A spokeswoman said anything above the four per cent already offered for this year would have to be in return for modernisation of the fire service along the lines of recommendations in the Bain Report. But Mr Goodwin said some recommendations in the Bain report would put lives at risk.

"The Bain review proposes working practices which effectively leave less firefighters on duty at night, when people are most at risk resulting in longer response times and greatly reducing the chances of survival," he said.

Today West Yorkshire Chief Fire Officer Phil Toase warned that an eight-day strike could have dire consequences.

"Over the two-day period we did cope, but I think they are the correct words to use, we coped," he said. "Eight days is obviously a lot longer and the strain on everybody is a great deal more."

Senior surgeons in Bradford have been warned of the increased risk of having to carry out amputations on people trapped in road traffic accidents if the strike goes ahead.

Green Goddesses lack the cutting equipment normally carried by firefighters and this will lead to people in accidents being trapped for longer.

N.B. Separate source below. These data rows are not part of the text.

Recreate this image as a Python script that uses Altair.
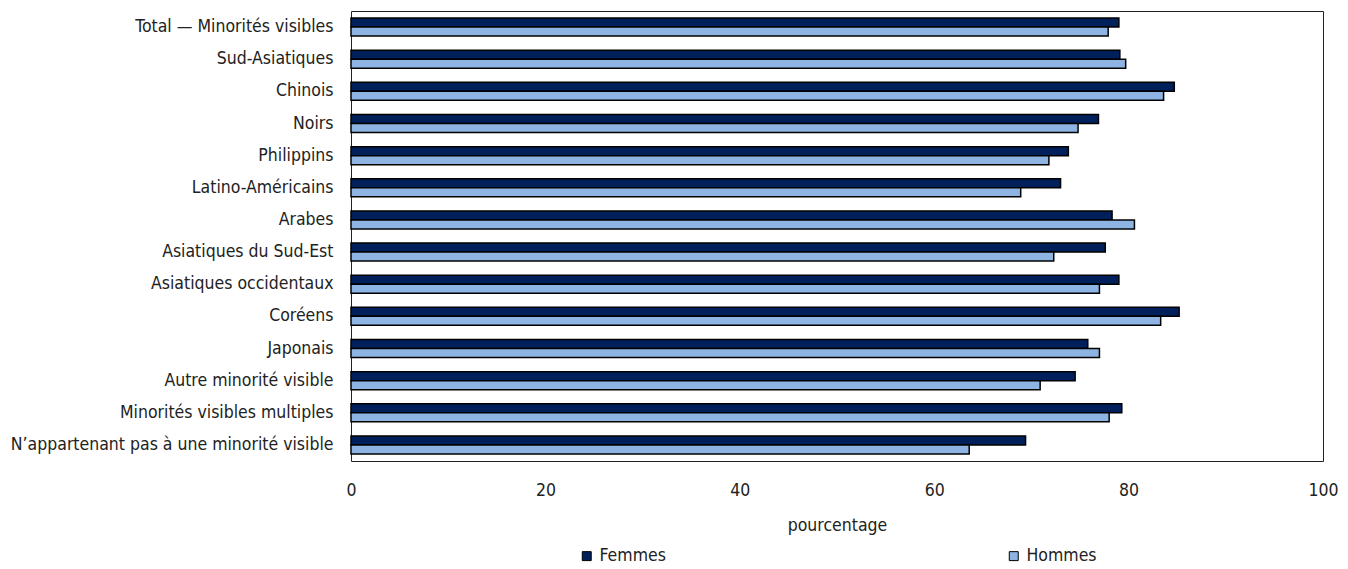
import altair as alt
import pandas as pd

categories = [
    "Total — Minorités visibles",
    "Sud-Asiatiques",
    "Chinois",
    "Noirs",
    "Philippins",
    "Latino-Américains",
    "Arabes",
    "Asiatiques du Sud-Est",
    "Asiatiques occidentaux",
    "Coréens",
    "Japonais",
    "Autre minorité visible",
    "Minorités visibles multiples",
    "N’appartenant pas à une minorité visible",
]
femmes = [79.0, 79.1, 84.7, 76.9, 73.8, 73.0, 78.3, 77.6, 79.0, 85.2, 75.8, 74.5, 79.3, 69.4]
hommes = [77.9, 79.7, 83.6, 74.8, 71.8, 68.9, 80.6, 72.3, 77.0, 83.3, 77.0, 70.9, 78.0, 63.6]
series = ["Femmes", "Hommes"]
x_ticks = [0, 20, 40, 60, 80, 100]

rows = []
for c, f, h in zip(categories, femmes, hommes):
    rows.append({"cat": c, "sexe": "Femmes", "val": f})
    rows.append({"cat": c, "sexe": "Hommes", "val": h})
df = pd.DataFrame(rows)

FONT = "DejaVu Sans Condensed, sans-serif"
FS = 17.5

chart = alt.Chart(df).mark_bar(stroke="black", strokeWidth=1.5).encode(
    y=alt.Y("cat:N", sort=categories,
            scale=alt.Scale(paddingInner=0.44, paddingOuter=0.22),
            axis=alt.Axis(title=None, ticks=False, domain=False, labelPadding=18,
                          labelFontSize=FS, labelFont=FONT, labelColor="#222",
                          labelLimit=400)),
    yOffset=alt.YOffset("sexe:N", sort=series, scale=alt.Scale(paddingInner=0, paddingOuter=0)),
    x=alt.X("val:Q", scale=alt.Scale(domain=[0, 100], nice=False),
            axis=alt.Axis(title="pourcentage", values=x_ticks, grid=False, ticks=False,
                          domain=False, labelPadding=20, labelFontSize=FS, labelFont=FONT,
                          labelColor="#222", titleFont=FONT, titleFontSize=FS,
                          titleFontWeight="normal", titleColor="#222", titlePadding=18,
                          labelFlush=False)),
    color=alt.Color("sexe:N", sort=series,
                    scale=alt.Scale(domain=series, range=["#00205b", "#8db4e2"]),
                    legend=alt.Legend(title=None, orient="none", legendX=227, legendY=536,
                                      direction="horizontal", columns=2, columnPadding=339,
                                      symbolType="square", symbolSize=80,
                                      symbolStrokeColor="black", symbolStrokeWidth=1,
                                      labelFont=FONT, labelFontSize=FS, labelColor="#222")),
).properties(
    width=972, height=450,
    autosize=alt.AutoSizeParams(type="none"),
    padding={"left": 343, "top": 3, "right": 17, "bottom": 105},
).configure_view(
    stroke="#222", strokeWidth=1
)

chart.save("out.html", embed_options={"renderer": "svg", "actions": False})
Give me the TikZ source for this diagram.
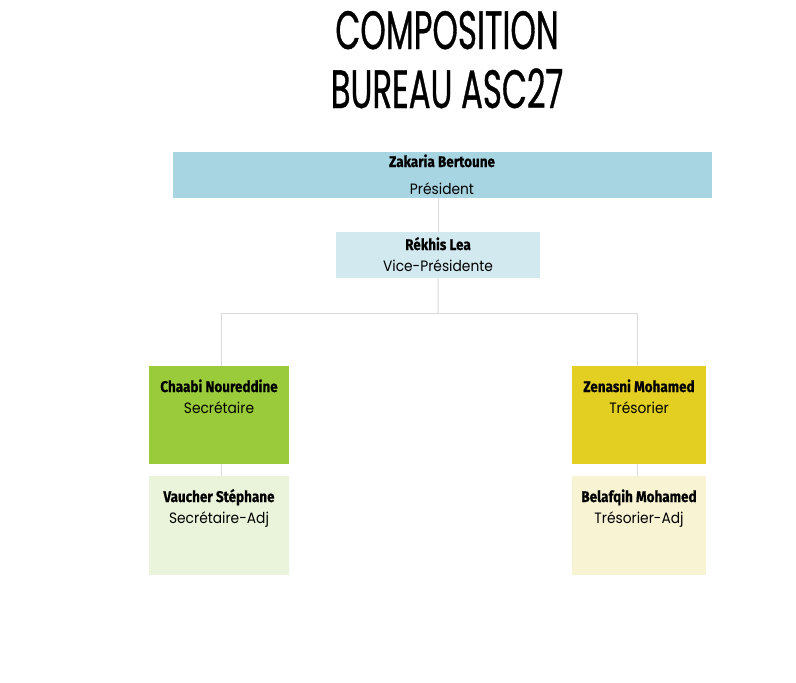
\documentclass[tikz,border=0pt]{standalone}
\usepackage{fontspec}
\setmainfont{Poppins}
\newfontfamily\titlefont[FakeStretch=0.6,FakeBold=0.6]{Poppins}
\newfontfamily\namefont[FakeStretch=0.87,FakeBold=0.6]{Fira Sans}
\newfontfamily\rolefont[FakeStretch=0.92]{Poppins}
\definecolor{presblue}{HTML}{A8D5E2}
\definecolor{vpblue}{HTML}{D2E9F0}
\definecolor{secgreen}{HTML}{9ACB3A}
\definecolor{secgreenlt}{HTML}{EAF4DA}
\definecolor{tresyel}{HTML}{E3CF22}
\definecolor{tresyellt}{HTML}{F8F3D3}
\definecolor{linegray}{HTML}{D9D9D9}
\tikzset{
  box/.style={draw=none, rectangle, inner sep=0pt, anchor=north west},
  conn/.style={draw=linegray, line width=1pt},
  nametext/.style={font=\namefont\bfseries\fontsize{15.5}{17}\selectfont, inner sep=0pt, anchor=base},
  roletext/.style={font=\rolefont\fontsize{15}{17}\selectfont, inner sep=0pt, anchor=base},
  titletext/.style={font=\titlefont\fontsize{54}{60}\selectfont, inner sep=0pt, anchor=base}
}
\begin{document}
\begin{tikzpicture}[x=1pt,y=-1pt]
\useasboundingbox (0,0) rectangle (796,683);
% title
\node[titletext] (t1) at (447,49) {COMPOSITION};
\node[titletext] (t2) at (447,108) {BUREAU ASC27};
% boxes
\node[box, fill=presblue, minimum width=539pt, minimum height=46pt] (pres) at (173,152) {};
\node[box, fill=vpblue, minimum width=204pt, minimum height=46pt] (vp) at (336,232) {};
\node[box, fill=secgreen, minimum width=140pt, minimum height=98pt] (sec) at (149,366) {};
\node[box, fill=tresyel, minimum width=134pt, minimum height=98pt] (tres) at (572,366) {};
\node[box, fill=secgreenlt, minimum width=140pt, minimum height=99pt] (secadj) at (149,476) {};
\node[box, fill=tresyellt, minimum width=134pt, minimum height=99pt] (tresadj) at (572,476) {};
% connectors
\coordinate (junc) at (438,313);
\draw[conn] (vp.north) -- (vp.north |- pres.south);
\draw[conn] (vp.south) -- (junc);
\draw[conn] (junc) -| ([xshift=2pt]sec.north);
\draw[conn] (junc) -| ([xshift=-2pt]tres.north);
\draw[conn] ([xshift=2pt]sec.south) -- ([xshift=2pt]secadj.north);
\draw[conn] ([xshift=-2pt]tres.south) -- ([xshift=-2pt]tresadj.north);
% texts
\node[nametext] (n1) at (442,167) {Zakaria Bertoune};
\node[roletext] (r1) at (442,194) {Président};
\node[nametext] (n2) at (438,250) {Rékhis Lea};
\node[roletext] (r2) at (438,271) {Vice-Présidente};
\node[nametext] (n3) at (219,392) {Chaabi Noureddine};
\node[roletext] (r3) at (219,413) {Secrétaire};
\node[nametext] (n4) at (639,392) {Zenasni Mohamed};
\node[roletext] (r4) at (639,413) {Trésorier};
\node[nametext] (n5) at (219,502) {Vaucher Stéphane};
\node[roletext] (r5) at (219,523) {Secrétaire-Adj};
\node[nametext] (n6) at (639,502) {Belafqih Mohamed};
\node[roletext] (r6) at (639,523) {Trésorier-Adj};
\end{tikzpicture}
\end{document}
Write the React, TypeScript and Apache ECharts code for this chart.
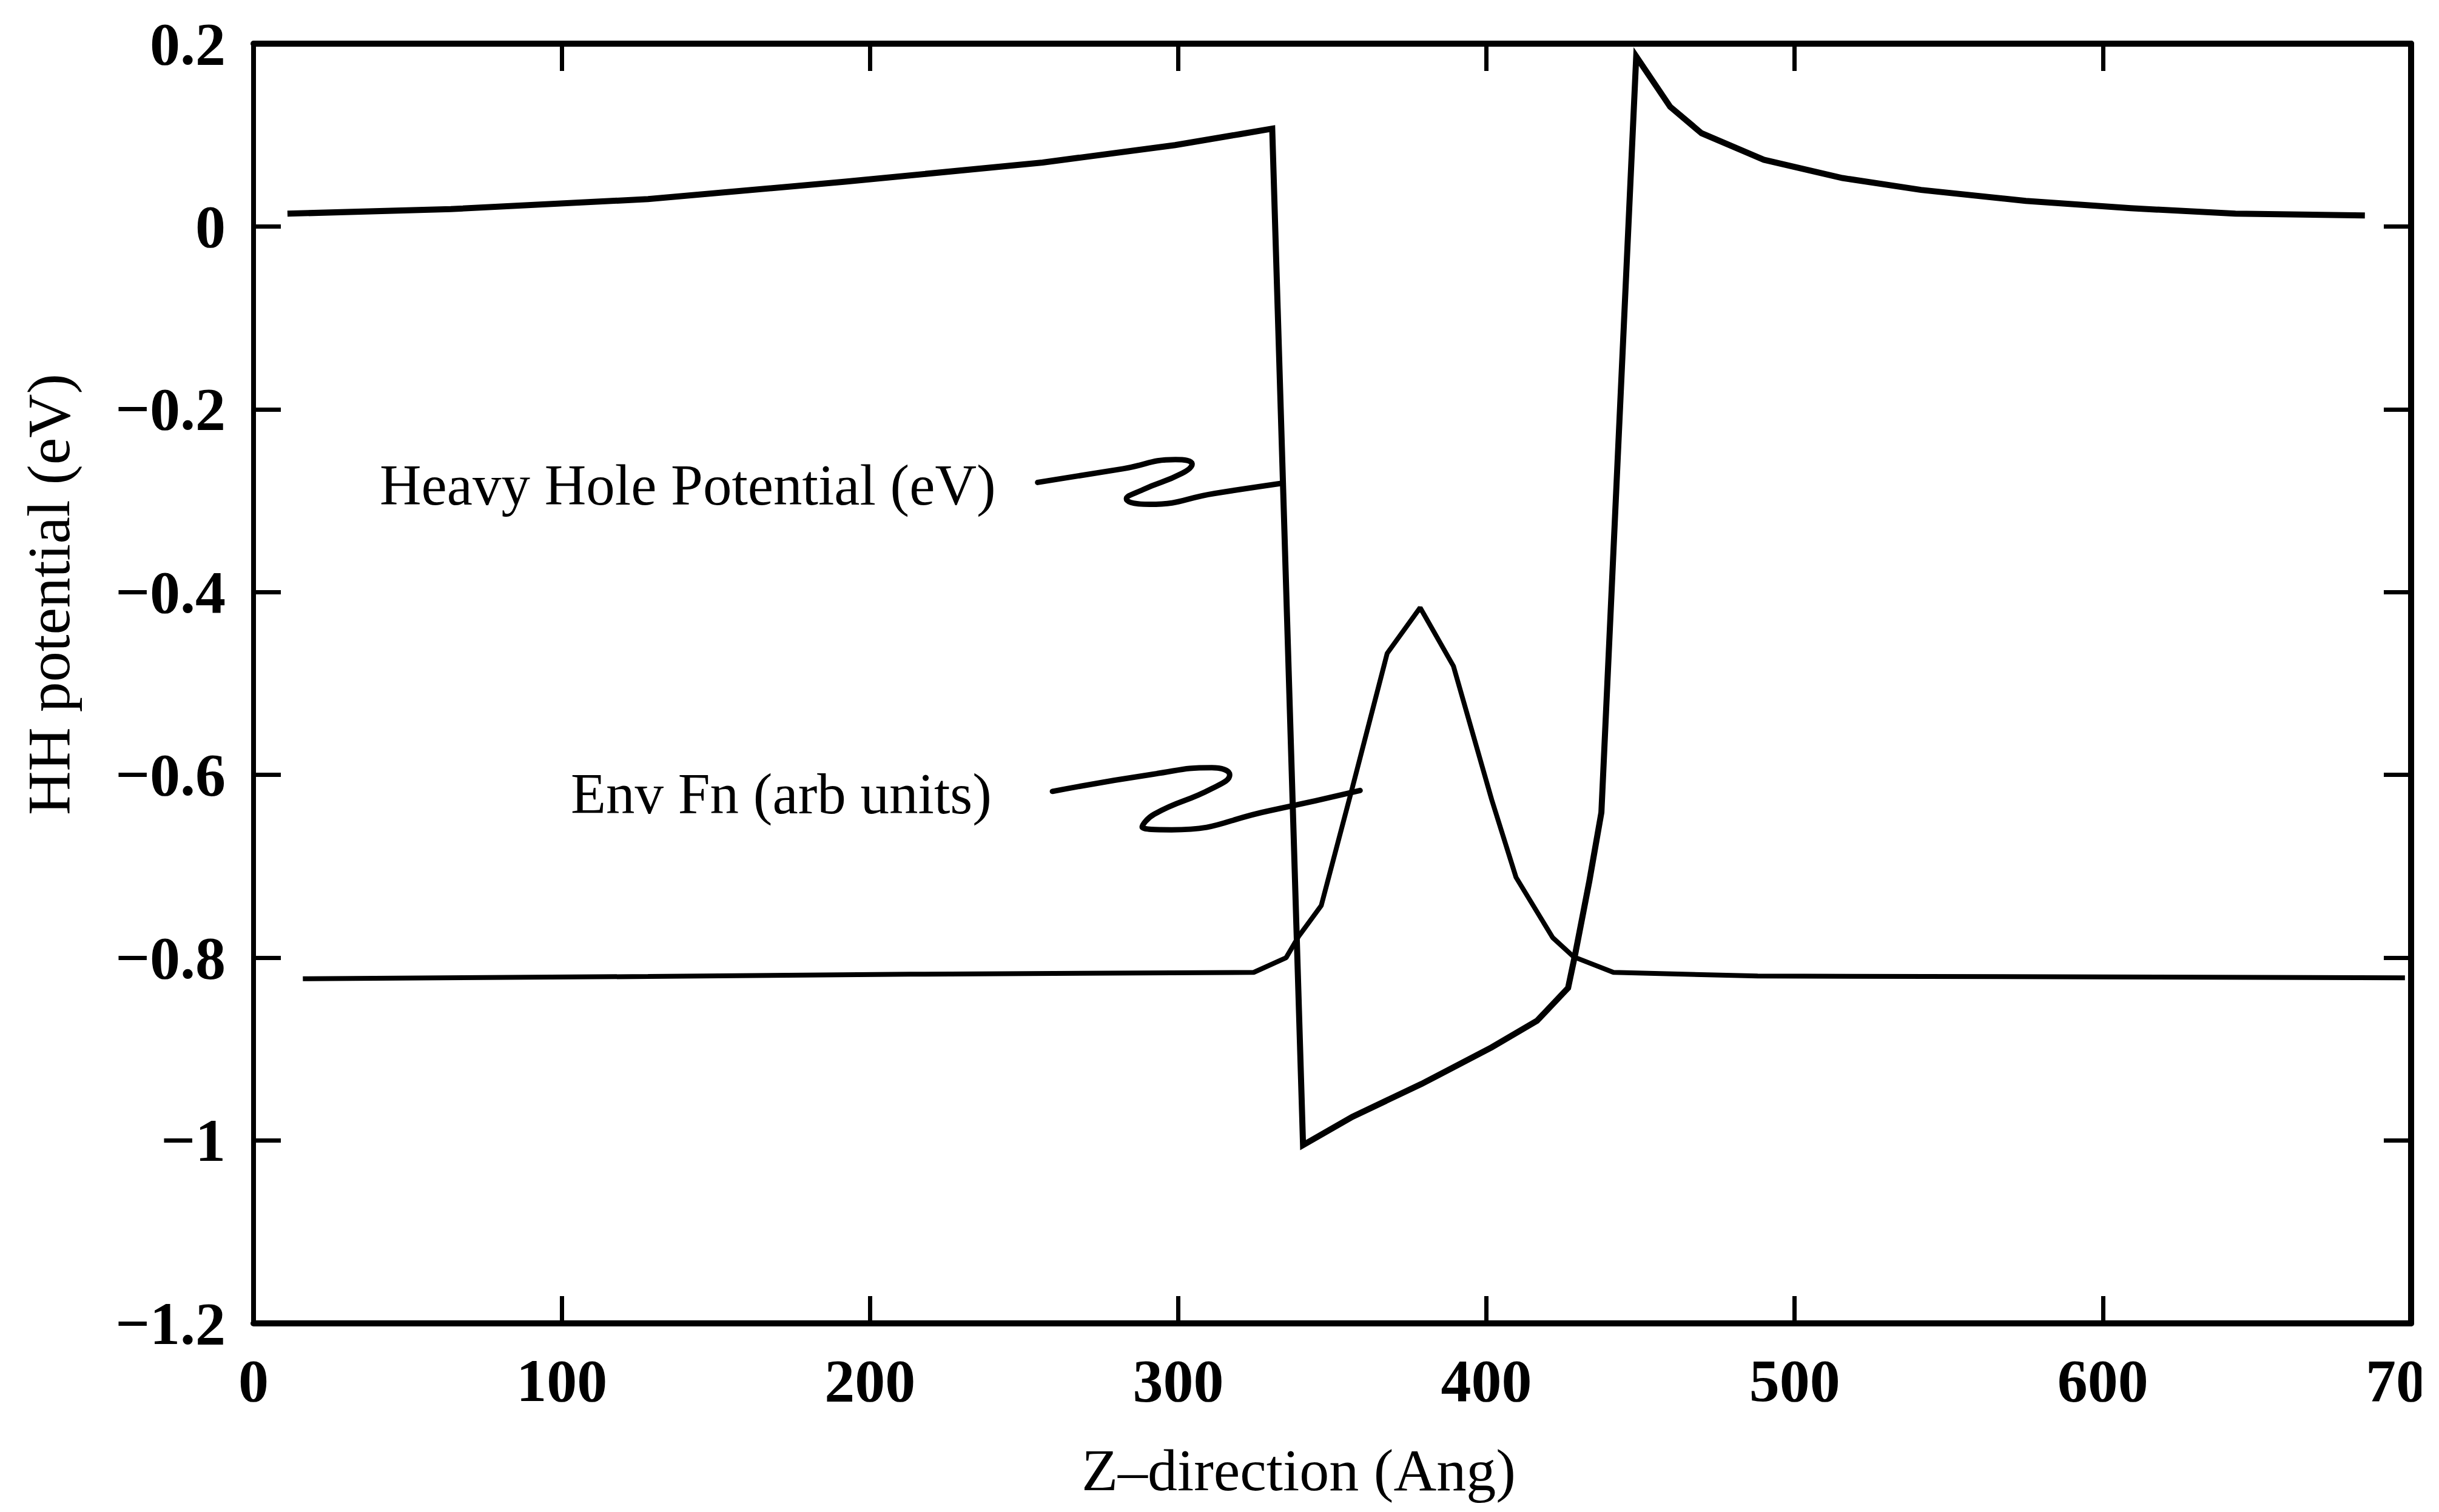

As part of detailed contingency plans being drawn up by Bradford Hospitals NHS Trust, operations directors will ensure consultant vascular surgeons, general surgeons, trauma surgeons and consultant anaesthetists, on call during any industrial action are available to attend accident scenes at short notice.

Mobile medical teams made up of experienced senior clinicians will be available to attend serious road accidents on a regional basis. Full contingency plans in the event of a fire service strike were presented to members of the Trust's board yesterday.